By a margin of 3,097 to 3,041 votes, residents denied a millage proposal that would have raised about $3.1 million per year countywide for county, city and village streets over the next six years for a total of $18.6 million.
The proposal was for 2 mills for six years.
While promoting the millage earlier this year, Ionia County Road Commissioner Albert Almy noted that the poor condition of county roads has been adversely affecting economic development in the area.
“We depend on these roads for business and economic development, schools, emergency vehicles, public safety, tourism, agriculture and revitalization of our communities,” Almy said.
Most road construction funding comes from the county’s share of state taxes, which include the 19 cent per gallon gas tax and 15 cent per gallon diesel fuel tax, along with a portion of state license plate fees. Taken in tandem, these fees provide about $4.5 million per year, but have remained virtually unchanged for the past decade.

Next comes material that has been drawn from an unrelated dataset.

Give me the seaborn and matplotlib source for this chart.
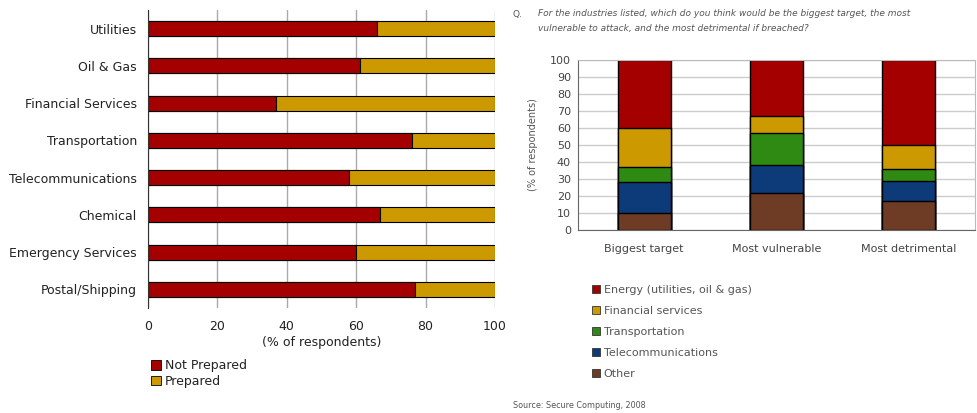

The costs related to road construction, however, have risen precipitously, leading to a shortfall.
The city of Belding stood to receive about $165,000 per year. With a 2012 study showing 54.7 percent of streets there to be in “poor” condition, the need for improvements is particularly acute.
Almy earlier noted the millage would not have fixed every road problem countywide in the next six years, but would have at least prevented roads from becoming even worse.
“I was kind of expecting (the vote) might be close,” Almy said. “But we were optimistic it would pass. The voters decided they don’t want to invest in the country’s primary and local roads. It’s a disappointment, but I respect the decision of the voters.”
Almy added the lack of funding is going to make it particularly difficult for the commission to make any road improvements in the near future, however, barring unforeseen funding from other quarters.
“Residents are going to have to understand our local and primary roads won’t see much improvement unless state and federal government provides more money to the county,” Almy said. “And if they do, that will most likely come from user fees like the gas tax and registration fees. Unfortunately, Ionia County would only see a small fraction of that come back to the county.
“Sometimes you win, sometimes you lose.”